Data to use:
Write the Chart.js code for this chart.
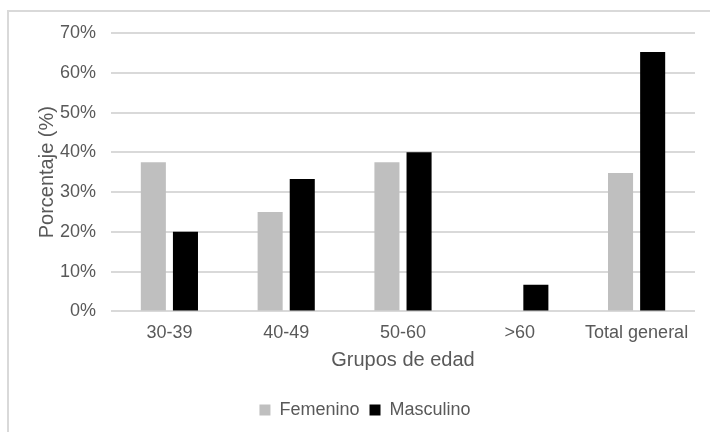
<!DOCTYPE html>
<html>
<head>
<meta charset="utf-8">
<script src="https://cdn.jsdelivr.net/npm/chart.js@4"></script>
<style>
  body { margin: 0; background: #fff; }
  #wrap { position: relative; width: 710px; height: 432px; overflow: hidden; }
  #frame { position: absolute; left: 7px; top: 10px; width: 740px; height: 460px; border: 2px solid #d9d9d9; box-sizing: border-box; }
  #chart { position: absolute; left: 0; top: 0; }
</style>
</head>
<body>
<div id="wrap">
  <div id="frame"></div>
  <canvas id="chart" width="710" height="432"></canvas>
</div>
<script>
const categories = ['30-39', '40-49', '50-60', '>60', 'Total general'];
const femenino = [37.5, 25.0, 37.5, 0, 34.8];
const masculino = [20.0, 33.3, 40.0, 6.7, 65.2];
const yTicks = [0, 10, 20, 30, 40, 50, 60, 70];

const FONT = 'Arial, "Liberation Sans", sans-serif';
const TEXT = '#595959';

new Chart(document.getElementById('chart'), {
    type: 'bar',
    data: {
        labels: categories,
        datasets: [
            { label: 'Femenino', data: femenino, backgroundColor: '#bfbfbf' },
            { label: 'Masculino', data: masculino, backgroundColor: '#000000' }
        ]
    },
    options: {
        responsive: false,
        animation: false,
        datasets: { bar: { categoryPercentage: 0.55, barPercentage: 0.78 } },
        layout: { padding: { left: 35, right: 15, top: 33, bottom: 3 } },
        plugins: {
            tooltip: { enabled: false },
            legend: {
                position: 'bottom',
                labels: {
                    color: TEXT,
                    font: { family: FONT, size: 18 },
                    boxWidth: 11,
                    boxHeight: 11,
                    padding: 10
                }
            }
        },
        scales: {
            x: {
                grid: { display: false, drawTicks: false },
                border: { display: false },
                ticks: { color: TEXT, font: { family: FONT, size: 18 }, padding: 11, maxRotation: 0 },
                title: {
                    display: true, text: 'Grupos de edad', color: TEXT,
                    font: { family: FONT, size: 20 }, padding: { top: -7, bottom: 19 }
                }
            },
            y: {
                min: 0,
                max: 70,
                afterBuildTicks: scale => { scale.ticks = yTicks.map(v => ({ value: v })); },
                afterFit: scale => { scale.width = 76; },
                grid: { color: '#d9d9d9', lineWidth: 2, drawTicks: false },
                border: { display: false },
                ticks: { color: TEXT, font: { family: FONT, size: 18 }, padding: 15, callback: v => v + '%' },
                title: {
                    display: true, text: 'Porcentaje (%)', color: TEXT,
                    font: { family: FONT, size: 20 }, padding: { top: 0, bottom: 0 }
                }
            }
        }
    }
});
</script>
</body>
</html>
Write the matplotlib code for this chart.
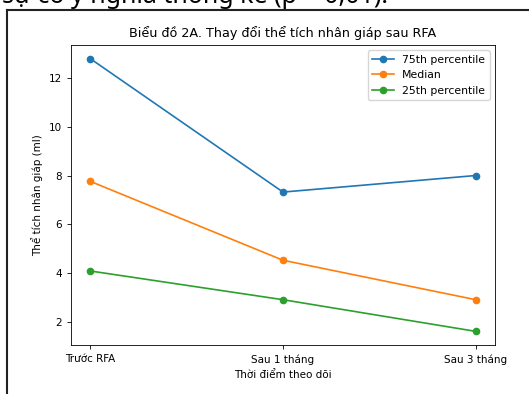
import matplotlib.pyplot as plt
from matplotlib.lines import Line2D

# Data
timepoints = ["Trước RFA", "Sau 1 tháng", "Sau 3 tháng"]
p75 = [12.8, 7.32, 8.0]
median = [7.76, 4.52, 2.9]
p25 = [4.08, 2.9, 1.6]

fig = plt.figure(figsize=(5.29, 3.94), dpi=100)

# cropped document text above the chart
fig.text(388 / 529, 1 - 3 / 394, "sự có ý nghĩa thống kê (p < 0,01).",
         ha="right", va="baseline", fontsize=18, family="Noto Sans")

# frame of the embedded image
fig.add_artist(Line2D([6.5 / 529, 6.5 / 529], [0, 1 - 10 / 394],
                      color="#222222", lw=1.5, transform=fig.transFigure))
fig.add_artist(Line2D([6.5 / 529, 1], [1 - 10 / 394, 1 - 10 / 394],
                      color="#222222", lw=1.5, transform=fig.transFigure))

ax = fig.add_axes([71 / 529, 1 - 345 / 394, 424 / 529, 300 / 394])

x = range(len(timepoints))
ax.plot(x, p75, marker="o", ms=4.5, lw=1.2, label="75th percentile")
ax.plot(x, median, marker="o", ms=4.5, lw=1.2, label="Median")
ax.plot(x, p25, marker="o", ms=4.5, lw=1.2, label="25th percentile")

ax.set_xticks(list(x))
ax.set_xticklabels(timepoints)
ax.tick_params(labelsize=7.5, length=3, width=0.6)
for s in ax.spines.values():
    s.set_linewidth(0.6)

ax.set_title("Biểu đồ 2A. Thay đổi thể tích nhân giáp sau RFA", fontsize=9.2)
ax.set_xlabel("Thời điểm theo dõi", fontsize=7.5)
ax.set_ylabel("Thể tích nhân giáp (ml)", fontsize=7.5)
ax.legend(loc="upper right", fontsize=7.8)

fig.savefig("out.png", dpi=100)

Exercise details:
Every record above should be written out again without change, except that the pictures are left out.

Solution to the problem:
Write the Chart.js code for this chart.
<!DOCTYPE html>
<html>
<head>
<meta charset="utf-8">
<script src="https://cdn.jsdelivr.net/npm/chart.js@4"></script>
<style>
  body { margin: 0; background: #fff; }
  #wrap { position: relative; width: 710px; height: 432px; overflow: hidden; }
  #frame { position: absolute; left: 7px; top: 10px; width: 740px; height: 460px; border: 2px solid #d9d9d9; box-sizing: border-box; }
  #chart { position: absolute; left: 0; top: 0; }
</style>
</head>
<body>
<div id="wrap">
  <div id="frame"></div>
  <canvas id="chart" width="710" height="432"></canvas>
</div>
<script>
const categories = ['30-39', '40-49', '50-60', '>60', 'Total general'];
const femenino = [37.5, 25.0, 37.5, 0, 34.8];
const masculino = [20.0, 33.3, 40.0, 6.7, 65.2];
const yTicks = [0, 10, 20, 30, 40, 50, 60, 70];

const FONT = 'Arial, "Liberation Sans", sans-serif';
const TEXT = '#595959';

new Chart(document.getElementById('chart'), {
    type: 'bar',
    data: {
        labels: categories,
        datasets: [
            { label: 'Femenino', data: femenino, backgroundColor: '#bfbfbf' },
            { label: 'Masculino', data: masculino, backgroundColor: '#000000' }
        ]
    },
    options: {
        responsive: false,
        animation: false,
        datasets: { bar: { categoryPercentage: 0.55, barPercentage: 0.78 } },
        layout: { padding: { left: 35, right: 15, top: 33, bottom: 3 } },
        plugins: {
            tooltip: { enabled: false },
            legend: {
                position: 'bottom',
                labels: {
                    color: TEXT,
                    font: { family: FONT, size: 18 },
                    boxWidth: 11,
                    boxHeight: 11,
                    padding: 10
                }
            }
        },
        scales: {
            x: {
                grid: { display: false, drawTicks: false },
                border: { display: false },
                ticks: { color: TEXT, font: { family: FONT, size: 18 }, padding: 11, maxRotation: 0 },
                title: {
                    display: true, text: 'Grupos de edad', color: TEXT,
                    font: { family: FONT, size: 20 }, padding: { top: -7, bottom: 19 }
                }
            },
            y: {
                min: 0,
                max: 70,
                afterBuildTicks: scale => { scale.ticks = yTicks.map(v => ({ value: v })); },
                afterFit: scale => { scale.width = 76; },
                grid: { color: '#d9d9d9', lineWidth: 2, drawTicks: false },
                border: { display: false },
                ticks: { color: TEXT, font: { family: FONT, size: 18 }, padding: 15, callback: v => v + '%' },
                title: {
                    display: true, text: 'Porcentaje (%)', color: TEXT,
                    font: { family: FONT, size: 20 }, padding: { top: 0, bottom: 0 }
                }
            }
        }
    }
});
</script>
</body>
</html>
Write the matplotlib code for this chart.
import matplotlib.pyplot as plt
from matplotlib.lines import Line2D

# Data
timepoints = ["Trước RFA", "Sau 1 tháng", "Sau 3 tháng"]
p75 = [12.8, 7.32, 8.0]
median = [7.76, 4.52, 2.9]
p25 = [4.08, 2.9, 1.6]

fig = plt.figure(figsize=(5.29, 3.94), dpi=100)

# cropped document text above the chart
fig.text(388 / 529, 1 - 3 / 394, "sự có ý nghĩa thống kê (p < 0,01).",
         ha="right", va="baseline", fontsize=18, family="Noto Sans")

# frame of the embedded image
fig.add_artist(Line2D([6.5 / 529, 6.5 / 529], [0, 1 - 10 / 394],
                      color="#222222", lw=1.5, transform=fig.transFigure))
fig.add_artist(Line2D([6.5 / 529, 1], [1 - 10 / 394, 1 - 10 / 394],
                      color="#222222", lw=1.5, transform=fig.transFigure))

ax = fig.add_axes([71 / 529, 1 - 345 / 394, 424 / 529, 300 / 394])

x = range(len(timepoints))
ax.plot(x, p75, marker="o", ms=4.5, lw=1.2, label="75th percentile")
ax.plot(x, median, marker="o", ms=4.5, lw=1.2, label="Median")
ax.plot(x, p25, marker="o", ms=4.5, lw=1.2, label="25th percentile")

ax.set_xticks(list(x))
ax.set_xticklabels(timepoints)
ax.tick_params(labelsize=7.5, length=3, width=0.6)
for s in ax.spines.values():
    s.set_linewidth(0.6)

ax.set_title("Biểu đồ 2A. Thay đổi thể tích nhân giáp sau RFA", fontsize=9.2)
ax.set_xlabel("Thời điểm theo dõi", fontsize=7.5)
ax.set_ylabel("Thể tích nhân giáp (ml)", fontsize=7.5)
ax.legend(loc="upper right", fontsize=7.8)

fig.savefig("out.png", dpi=100)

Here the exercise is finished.